The Nobel Literature Prize laureate was a member of the German PEN centre and one of his last public acts was to join hundreds of fellow writers in signing a statement calling on the European Parliament to afford greater protection to refugees.
Throughout his career, Grass’s literary output often prompted controversy and calls for censorship. He frequently wrote about issues that were deemed taboo in Germany, and his seminal novel The Tin Drum (1956) was branded ‘blasphemous’ and ‘pornographic’ by some critics (even being publicly burnt at a protest in Dusseldorf). In 2012, his poem ‘What Must Be Said’ so angered the Israeli government that he was banned from travelling to that country.
Grass also campaigned on environmental and social justice issues. At the 1986 PEN congress, he clashed with Nobel laureate Saul Bellow over freedom and poverty in America.
[Mr Grass] said that while listening to Mr. Bellow talk about democracy giving Americans not only freedom, but also food and shelter, he had to wonder where he was.

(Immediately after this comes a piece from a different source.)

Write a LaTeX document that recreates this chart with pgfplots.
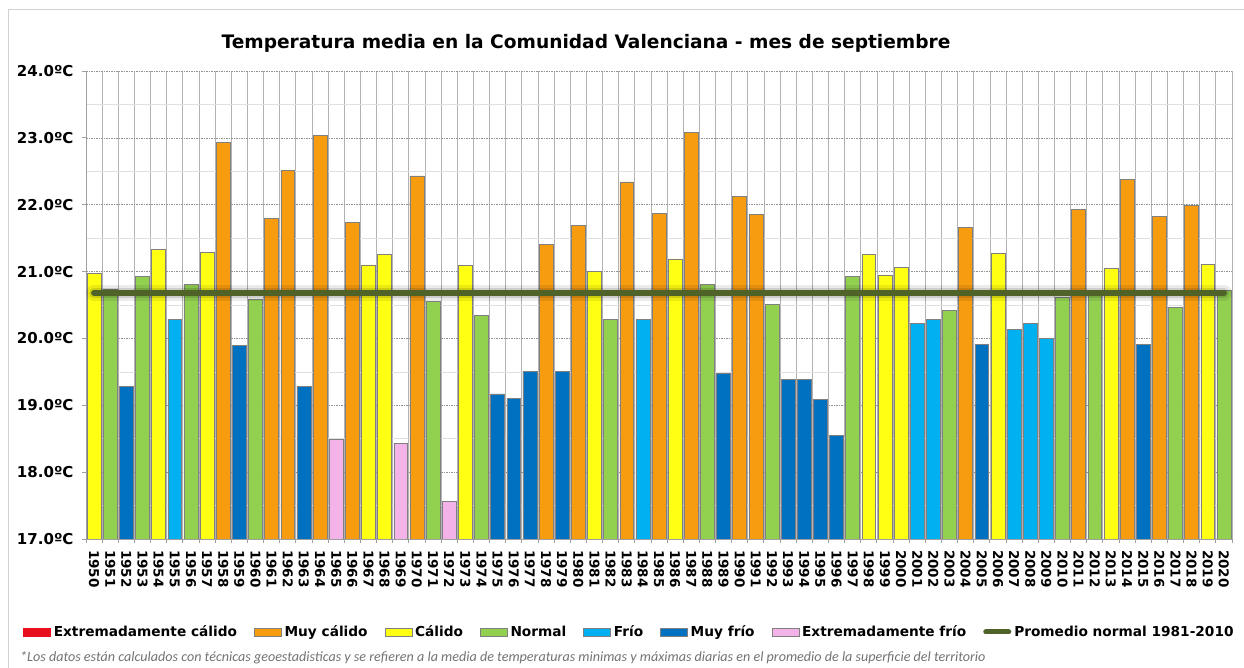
\documentclass[border=0pt]{standalone}
\usepackage{fontspec}
\setmainfont{DejaVu Sans}
\newfontfamily\carlito{Carlito}
\usepackage{pgfplots}
\usepackage{pgfplotstable}
\pgfplotsset{compat=1.18}

\definecolor{cMC}{HTML}{F79B0F}
\definecolor{cC}{HTML}{FFFF14}
\definecolor{cN}{HTML}{92D050}
\definecolor{cF}{HTML}{00B0F0}
\definecolor{cMF}{HTML}{0070C0}
\definecolor{cEF}{HTML}{F4B3E8}
\definecolor{cEC}{HTML}{E8101E}
\definecolor{cLine}{HTML}{4F6228}

\pgfplotstableread{
year t
1958 22.93
1961 21.80
1962 22.51
1964 23.04
1966 21.74
1970 22.43
1978 21.41
1980 21.69
1983 22.34
1985 21.87
1987 23.08
1990 22.13
1991 21.86
2004 21.66
2011 21.93
2014 22.38
2016 21.82
2018 21.99
}\tMC
\pgfplotstableread{
year t
1950 20.97
1954 21.33
1957 21.29
1967 21.10
1968 21.26
1973 21.09
1981 21.00
1986 21.19
1998 21.26
1999 20.95
2000 21.06
2006 21.27
2013 21.05
2019 21.11
}\tC
\pgfplotstableread{
year t
1951 20.74
1953 20.93
1956 20.81
1960 20.59
1971 20.55
1974 20.35
1982 20.29
1988 20.81
1992 20.51
1997 20.93
2003 20.42
2010 20.62
2012 20.66
2017 20.47
2020 20.72
}\tN
\pgfplotstableread{
year t
1955 20.29
1984 20.28
2001 20.23
2002 20.28
2007 20.13
2008 20.23
2009 20.00
}\tF
\pgfplotstableread{
year t
1952 19.28
1959 19.90
1963 19.28
1975 19.17
1976 19.10
1977 19.51
1979 19.51
1989 19.48
1993 19.39
1994 19.39
1995 19.09
1996 18.55
2005 19.91
2015 19.91
}\tMF
\pgfplotstableread{
year t
1965 18.49
1969 18.43
1972 17.56
}\tEF

\pgfplotsset{
  mybar/.style={ybar, bar width=0.86, bar shift=0pt, draw=black!50, line width=0.5pt,
    legend image code/.code={\draw[##1, line width=0.5pt] (0pt,-3.8pt) rectangle (27pt,3.8pt);}},
}

\begin{document}
\begin{tikzpicture}
\useasboundingbox (0,0) rectangle (1244pt,668pt);
\fill[white] (0,0) rectangle (1244pt,668pt);
\draw[gray!35, line width=1pt] (8pt,0pt) -- (8pt,658pt) -- (1244pt,658pt);
\begin{axis}[
  at={(86pt,129pt)}, anchor=south west,
  scale only axis, width=1146pt, height=468pt,
  xmin=1949.5, xmax=2020.5, ymin=17, ymax=24,
  axis x line*=bottom, axis y line*=left,
  axis line style={draw=gray!75, line width=0.8pt},
  xtick={1949.5,1950.5,...,2020.5}, xticklabels={},
  xmajorgrids,
  major x grid style={gray!60, line width=0.7pt},
  ytick={17,18,...,24},
  yticklabels={17.0ºC,18.0ºC,19.0ºC,20.0ºC,21.0ºC,22.0ºC,23.0ºC,24.0ºC},
  minor ytick={17.5,18.5,...,23.5},
  ymajorgrids, yminorgrids,
  major y grid style={gray!85, dash pattern=on 1.5pt off 1pt, line width=0.6pt},
  minor y grid style={gray!25, line width=0.6pt},
  tick align=outside, major tick length=4pt, minor tick length=0pt,
  tick style={gray!75, line width=0.8pt},
  extra x ticks={1950,1951,...,2020},
  extra x tick labels={1950,1951,1952,1953,1954,1955,1956,1957,1958,1959,1960,1961,1962,1963,1964,1965,1966,1967,1968,1969,1970,1971,1972,1973,1974,1975,1976,1977,1978,1979,1980,1981,1982,1983,1984,1985,1986,1987,1988,1989,1990,1991,1992,1993,1994,1995,1996,1997,1998,1999,2000,2001,2002,2003,2004,2005,2006,2007,2008,2009,2010,2011,2012,2013,2014,2015,2016,2017,2018,2019,2020},
  extra x tick style={grid=none, major tick length=0pt},
  xticklabel style={font=\fontsize{13.5}{16}\selectfont\bfseries, inner sep=0pt, yshift=-11pt, rotate=-90, anchor=west},
  yticklabel style={font=\fontsize{15}{18}\selectfont\bfseries, xshift=-5pt},
  legend columns=-1,
  legend style={at={(0.4747,-0.1987)}, anchor=center, draw=none, fill=none,
    font=\fontsize{13.7}{16}\selectfont\bfseries,
    nodes={inner xsep=3pt},
    /tikz/every even column/.append style={column sep=14pt}},
]
\addlegendimage{area legend, fill=cEC, draw=cEC, legend image code/.code={\draw[fill=cEC, draw=cEC] (0pt,-3.8pt) rectangle (27pt,3.8pt);}}
\addlegendentry{Extremadamente cálido}
\addplot[mybar, fill=cMC] table[x=year,y=t]{\tMC};
\addlegendentry{Muy cálido}
\addplot[mybar, fill=cC] table[x=year,y=t]{\tC};
\addlegendentry{Cálido}
\addplot[mybar, fill=cN] table[x=year,y=t]{\tN};
\addlegendentry{Normal}
\addplot[mybar, fill=cF] table[x=year,y=t]{\tF};
\addlegendentry{Frío}
\addplot[mybar, fill=cMF] table[x=year,y=t]{\tMF};
\addlegendentry{Muy frío}
\addplot[mybar, fill=cEF] table[x=year,y=t]{\tEF};
\addlegendentry{Extremadamente frío}
\addplot[forget plot, black, opacity=0.08, line width=16pt, line cap=round] coordinates {(1950,20.68) (2020,20.68)};
\addplot[forget plot, black, opacity=0.12, line width=10pt, line cap=round] coordinates {(1950,20.68) (2020,20.68)};
\addplot[cLine, line width=6pt, line cap=round,
  legend image code/.code={\draw[cLine, line width=5pt, line cap=round] (2pt,0pt) -- (25pt,0pt);}]
  coordinates {(1950,20.68) (2020,20.68)};
\addlegendentry{Promedio normal 1981-2010}
\end{axis}
\node[font=\fontsize{18.6}{22}\selectfont\bfseries] at (586pt,625pt)
  {Temperatura media en la Comunidad Valenciana - mes de septiembre};
\node[anchor=west, font=\carlito\itshape\fontsize{14.1}{16}\selectfont, text=black!55, inner sep=0pt] at (20pt,10pt)
  {*Los datos están calculados con técnicas geoestadisticas y se refieren a la media de temperaturas minimas y máximas diarias en el promedio de la superficie del territorio};
\end{tikzpicture}
\end{document}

”Three years ago when I was here I was in the South Bronx,” Mr. Grass said. ”I would like to hear the echo of your words in the South Bronx where people don’t have shelter, don’t have food, and no possibility to live the freedom you have, or some have in this country.”
Mr Grass, who has frequently criticized the United States in the past, added that America is a powerful country that protects dictatorships in Turkey and Pakistan.
At the same event, the novelist Nadine Gordimer (herself awarded the Nobel Prize in 1991) described the paradigm shift in German literature that Günter Grass had achieved:
Nadine Gordimer, the South African writer, said that hearing Mr. Grass speak reminded her of the role he played in West Germany after the war – a role ”that he played not in his public speeches but in his imaginative writing to re-establish the honesty of the German language to clear it of the garbage that came up during the Hitler time.”